- _Problem requirements_: Please retype the data in full and exactly; the pictures are not part of the copy.

- _Provided data_:
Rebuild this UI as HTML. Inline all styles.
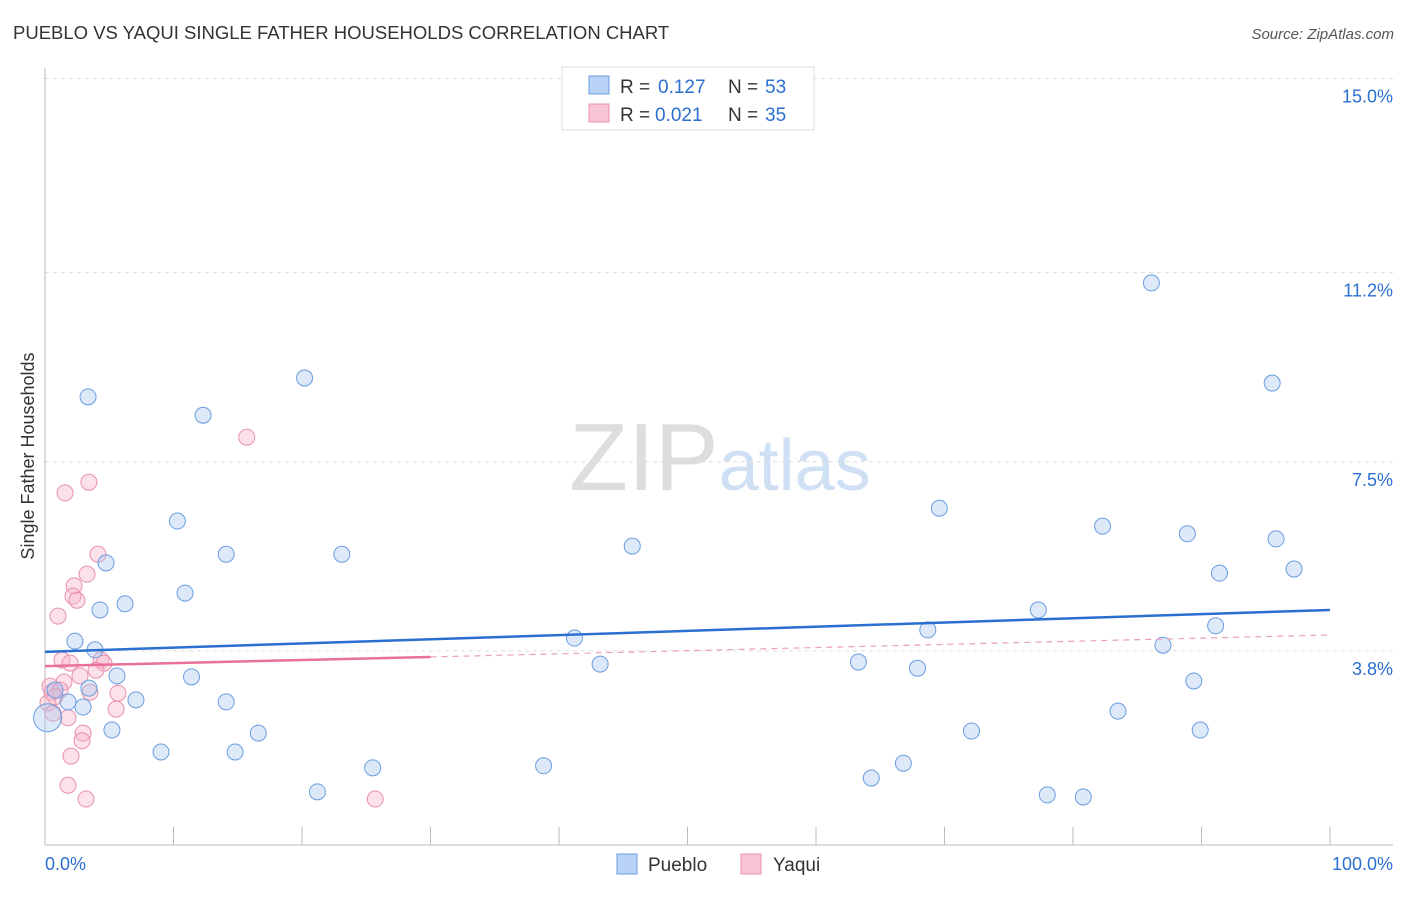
<!DOCTYPE html>
<html><head><meta charset="utf-8"><style>
body{margin:0;background:#fff;font-family:"Liberation Sans",sans-serif;}
svg text{font-family:"Liberation Sans",sans-serif;}
</style></head><body>
<svg id="chart" width="1406" height="892" xmlns="http://www.w3.org/2000/svg">
<text x="13" y="39" font-size="18.5" fill="#333">PUEBLO VS YAQUI SINGLE FATHER HOUSEHOLDS CORRELATION CHART</text>
<text x="1394" y="39" font-size="15" fill="#555" text-anchor="end" font-style="italic">Source: ZipAtlas.com</text>
<text x="720" y="490" font-size="96" text-anchor="middle" fill="#ddd" font-family="Liberation Serif">ZIP<tspan fill="#cfe0f5" font-family="Liberation Sans" font-size="72">atlas</tspan></text>
<g id="grid"></g>
<g id="axes"></g>
<g id="marks"></g>
<g id="trends"></g>
<text transform="translate(34,456) rotate(-90)" font-size="18" fill="#333" text-anchor="middle">Single Father Households</text>
<g>
<rect x="562" y="67" width="252" height="63" fill="#fff" stroke="#ddd"/>
<rect x="589" y="76" width="20" height="18" fill="#b8d3f5" stroke="#6a9de0"/>
<text x="620" y="93" font-size="19" fill="#333">R = </text>
<text x="658" y="93" font-size="19" fill="#2b6fd1">0.127</text>
<text x="728" y="93" font-size="19" fill="#333">N = </text>
<text x="765" y="93" font-size="19" fill="#2b6fd1">53</text>
<rect x="589" y="104" width="20" height="18" fill="#f8c4d4" stroke="#e890ae"/>
<text x="620" y="121" font-size="19" fill="#333">R = </text>
<text x="655" y="121" font-size="19" fill="#2b6fd1">0.021</text>
<text x="728" y="121" font-size="19" fill="#333">N = </text>
<text x="765" y="121" font-size="19" fill="#2b6fd1">35</text>
</g>
<g>
<rect x="617" y="854" width="20" height="20" fill="#b8d3f5" stroke="#6a9de0"/>
<text x="648" y="871" font-size="19" fill="#333">Pueblo</text>
<rect x="741" y="854" width="20" height="20" fill="#f8c4d4" stroke="#e890ae"/>
<text x="773" y="871" font-size="19" fill="#333">Yaqui</text>
</g>
</svg>
<script>
const yTicks=[15.0,11.2,7.5,3.8];
const yTickLabels=["15.0%","11.2%","7.5%","3.8%"];
const xTickLabels=["0.0%","100.0%"];
const puebloX=[3.35,12.3,20.2,86.1,95.5,10.3,14.1,23.1,4.75,45.7,69.6,82.3,88.9,95.8,91.4,97.2,10.9,6.23,4.28,77.3,41.2,68.7,91.1,87.0,2.33,3.89,43.2,63.3,67.9,5.60,11.4,89.4,3.42,0.78,7.08,14.1,1.79,2.96,83.5,5.21,16.6,72.1,89.9,9.03,14.8,25.5,38.8,66.8,64.3,21.2,78.0,80.8,0.2];
const puebloY=[8.77,8.41,9.14,11.0,9.04,6.34,5.69,5.69,5.52,5.85,6.59,6.24,6.09,5.99,5.32,5.40,4.93,4.72,4.60,4.60,4.05,4.21,4.29,3.91,3.99,3.82,3.54,3.58,3.46,3.31,3.29,3.21,3.07,3.03,2.84,2.80,2.80,2.70,2.62,2.25,2.19,2.23,2.25,1.82,1.82,1.51,1.55,1.60,1.31,1.04,0.98,0.94,2.49];
const yaquiX=[15.7,3.42,1.56,4.12,3.27,2.26,2.18,2.49,1.01,1.32,1.95,4.36,4.59,3.97,2.72,1.48,0.39,0.54,1.17,0.78,3.50,5.68,5.53,1.79,2.96,2.88,2.02,1.79,3.19,25.7,0.23,0.62];
const yaquiY=[7.98,7.10,6.89,5.69,5.30,5.07,4.87,4.79,4.48,3.62,3.56,3.62,3.56,3.42,3.31,3.19,3.11,2.99,3.03,2.90,2.99,2.97,2.66,2.49,2.19,2.04,1.74,1.17,0.90,0.90,2.78,2.58];
const puebloTrend=[3.78,4.60];
const yaquiTrend=[3.50,3.68,4.11];
const X=v=>45+v*12.85, Y=v=>845-v*51.1;
const NS="http://www.w3.org/2000/svg";
function mk(tag,attrs,parent){const e=document.createElementNS(NS,tag);for(const k in attrs)e.setAttribute(k,attrs[k]);parent.appendChild(e);return e;}
const grid=document.getElementById('grid'),axes=document.getElementById('axes'),marks=document.getElementById('marks'),trends=document.getElementById('trends');
yTicks.forEach((t,i)=>{
 const l=mk('line',{x1:45,x2:1393,y1:Y(t),y2:Y(t),stroke:'#ddd','stroke-dasharray':'4,4'},grid);
 
 
 const tx=mk('text',{x:1393,y:Y(t)+24,'font-size':18,fill:'#2b6fd1','text-anchor':'end'},axes);
 tx.textContent=yTickLabels[i];
 
 
});
mk('line',{x1:45,x2:45,y1:68,y2:845,stroke:'#bbb'},axes);
mk('line',{x1:45,x2:1393,y1:845,y2:845,stroke:'#bbb'},axes);
for(let i=0;i<=10;i++){const t=mk('line',{x1:X(i*10),x2:X(i*10),y1:827,y2:845,stroke:'#bbb'},axes);
 
 }
const xl0=mk('text',{x:45,y:870,'font-size':18,fill:'#2b6fd1'},axes);xl0.textContent=xTickLabels[0];


const xl1=mk('text',{x:1393,y:870,'font-size':18,fill:'#2b6fd1','text-anchor':'end'},axes);xl1.textContent=xTickLabels[1];


yaquiX.forEach((x,i)=>{const c=mk('circle',{cx:X(x),cy:Y(yaquiY[i]),r:8,fill:'rgba(248,180,200,0.4)',stroke:'#e890ae','stroke-width':1},marks);
 
 });
puebloX.forEach((x,i)=>{const big=i===puebloX.length-1;const c=mk('circle',{cx:X(x),cy:Y(puebloY[i]),r:big?14:8,fill:'rgba(170,200,240,0.4)',stroke:'#6a9de0','stroke-width':1},marks);
 
 });
const bl=mk('line',{x1:X(0),y1:Y(puebloTrend[0]),x2:X(100),y2:Y(puebloTrend[1]),stroke:'#2b6fd1','stroke-width':2.5},trends);


const pl=mk('line',{x1:X(0),y1:Y(yaquiTrend[0]),x2:X(30),y2:Y(yaquiTrend[1]),stroke:'#e8709a','stroke-width':2.5},trends);


const pd=mk('line',{x1:X(30),y1:Y(yaquiTrend[1]),x2:X(100),y2:Y(yaquiTrend[2]),stroke:'#e8a0b8','stroke-width':1.2,'stroke-dasharray':'6,5'},trends);


</script>
</body></html>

- _Completed exercise_:
Rebuild this UI as HTML. Inline all styles.
<!DOCTYPE html>
<html><head><meta charset="utf-8"><style>
body{margin:0;background:#fff;font-family:"Liberation Sans",sans-serif;}
svg text{font-family:"Liberation Sans",sans-serif;}
</style></head><body>
<svg id="chart" width="1406" height="892" xmlns="http://www.w3.org/2000/svg">
<text x="13" y="39" font-size="18.5" fill="#333">PUEBLO VS YAQUI SINGLE FATHER HOUSEHOLDS CORRELATION CHART</text>
<text x="1394" y="39" font-size="15" fill="#555" text-anchor="end" font-style="italic">Source: ZipAtlas.com</text>
<text x="720" y="490" font-size="96" text-anchor="middle" fill="#ddd" font-family="Liberation Serif">ZIP<tspan fill="#cfe0f5" font-family="Liberation Sans" font-size="72">atlas</tspan></text>
<g id="grid"></g>
<g id="axes"></g>
<g id="marks"></g>
<g id="trends"></g>
<text transform="translate(34,456) rotate(-90)" font-size="18" fill="#333" text-anchor="middle">Single Father Households</text>
<g>
<rect x="562" y="67" width="252" height="63" fill="#fff" stroke="#ddd"/>
<rect x="589" y="76" width="20" height="18" fill="#b8d3f5" stroke="#6a9de0"/>
<text x="620" y="93" font-size="19" fill="#333">R = </text>
<text x="658" y="93" font-size="19" fill="#2b6fd1">0.127</text>
<text x="728" y="93" font-size="19" fill="#333">N = </text>
<text x="765" y="93" font-size="19" fill="#2b6fd1">53</text>
<rect x="589" y="104" width="20" height="18" fill="#f8c4d4" stroke="#e890ae"/>
<text x="620" y="121" font-size="19" fill="#333">R = </text>
<text x="655" y="121" font-size="19" fill="#2b6fd1">0.021</text>
<text x="728" y="121" font-size="19" fill="#333">N = </text>
<text x="765" y="121" font-size="19" fill="#2b6fd1">35</text>
</g>
<g>
<rect x="617" y="854" width="20" height="20" fill="#b8d3f5" stroke="#6a9de0"/>
<text x="648" y="871" font-size="19" fill="#333">Pueblo</text>
<rect x="741" y="854" width="20" height="20" fill="#f8c4d4" stroke="#e890ae"/>
<text x="773" y="871" font-size="19" fill="#333">Yaqui</text>
</g>
</svg>
<script>
const yTicks=[15.0,11.2,7.5,3.8];
const yTickLabels=["15.0%","11.2%","7.5%","3.8%"];
const xTickLabels=["0.0%","100.0%"];
const puebloX=[3.35,12.3,20.2,86.1,95.5,10.3,14.1,23.1,4.75,45.7,69.6,82.3,88.9,95.8,91.4,97.2,10.9,6.23,4.28,77.3,41.2,68.7,91.1,87.0,2.33,3.89,43.2,63.3,67.9,5.60,11.4,89.4,3.42,0.78,7.08,14.1,1.79,2.96,83.5,5.21,16.6,72.1,89.9,9.03,14.8,25.5,38.8,66.8,64.3,21.2,78.0,80.8,0.2];
const puebloY=[8.77,8.41,9.14,11.0,9.04,6.34,5.69,5.69,5.52,5.85,6.59,6.24,6.09,5.99,5.32,5.40,4.93,4.72,4.60,4.60,4.05,4.21,4.29,3.91,3.99,3.82,3.54,3.58,3.46,3.31,3.29,3.21,3.07,3.03,2.84,2.80,2.80,2.70,2.62,2.25,2.19,2.23,2.25,1.82,1.82,1.51,1.55,1.60,1.31,1.04,0.98,0.94,2.49];
const yaquiX=[15.7,3.42,1.56,4.12,3.27,2.26,2.18,2.49,1.01,1.32,1.95,4.36,4.59,3.97,2.72,1.48,0.39,0.54,1.17,0.78,3.50,5.68,5.53,1.79,2.96,2.88,2.02,1.79,3.19,25.7,0.23,0.62];
const yaquiY=[7.98,7.10,6.89,5.69,5.30,5.07,4.87,4.79,4.48,3.62,3.56,3.62,3.56,3.42,3.31,3.19,3.11,2.99,3.03,2.90,2.99,2.97,2.66,2.49,2.19,2.04,1.74,1.17,0.90,0.90,2.78,2.58];
const puebloTrend=[3.78,4.60];
const yaquiTrend=[3.50,3.68,4.11];
const X=v=>45+v*12.85, Y=v=>845-v*51.1;
const NS="http://www.w3.org/2000/svg";
function mk(tag,attrs,parent){const e=document.createElementNS(NS,tag);for(const k in attrs)e.setAttribute(k,attrs[k]);parent.appendChild(e);return e;}
const grid=document.getElementById('grid'),axes=document.getElementById('axes'),marks=document.getElementById('marks'),trends=document.getElementById('trends');
yTicks.forEach((t,i)=>{
 const l=mk('line',{x1:45,x2:1393,y1:Y(t),y2:Y(t),stroke:'#ddd','stroke-dasharray':'4,4'},grid);
 
 
 const tx=mk('text',{x:1393,y:Y(t)+24,'font-size':18,fill:'#2b6fd1','text-anchor':'end'},axes);
 tx.textContent=yTickLabels[i];
 
 
});
mk('line',{x1:45,x2:45,y1:68,y2:845,stroke:'#bbb'},axes);
mk('line',{x1:45,x2:1393,y1:845,y2:845,stroke:'#bbb'},axes);
for(let i=0;i<=10;i++){const t=mk('line',{x1:X(i*10),x2:X(i*10),y1:827,y2:845,stroke:'#bbb'},axes);
 
 }
const xl0=mk('text',{x:45,y:870,'font-size':18,fill:'#2b6fd1'},axes);xl0.textContent=xTickLabels[0];


const xl1=mk('text',{x:1393,y:870,'font-size':18,fill:'#2b6fd1','text-anchor':'end'},axes);xl1.textContent=xTickLabels[1];


yaquiX.forEach((x,i)=>{const c=mk('circle',{cx:X(x),cy:Y(yaquiY[i]),r:8,fill:'rgba(248,180,200,0.4)',stroke:'#e890ae','stroke-width':1},marks);
 
 });
puebloX.forEach((x,i)=>{const big=i===puebloX.length-1;const c=mk('circle',{cx:X(x),cy:Y(puebloY[i]),r:big?14:8,fill:'rgba(170,200,240,0.4)',stroke:'#6a9de0','stroke-width':1},marks);
 
 });
const bl=mk('line',{x1:X(0),y1:Y(puebloTrend[0]),x2:X(100),y2:Y(puebloTrend[1]),stroke:'#2b6fd1','stroke-width':2.5},trends);


const pl=mk('line',{x1:X(0),y1:Y(yaquiTrend[0]),x2:X(30),y2:Y(yaquiTrend[1]),stroke:'#e8709a','stroke-width':2.5},trends);


const pd=mk('line',{x1:X(30),y1:Y(yaquiTrend[1]),x2:X(100),y2:Y(yaquiTrend[2]),stroke:'#e8a0b8','stroke-width':1.2,'stroke-dasharray':'6,5'},trends);


</script>
</body></html>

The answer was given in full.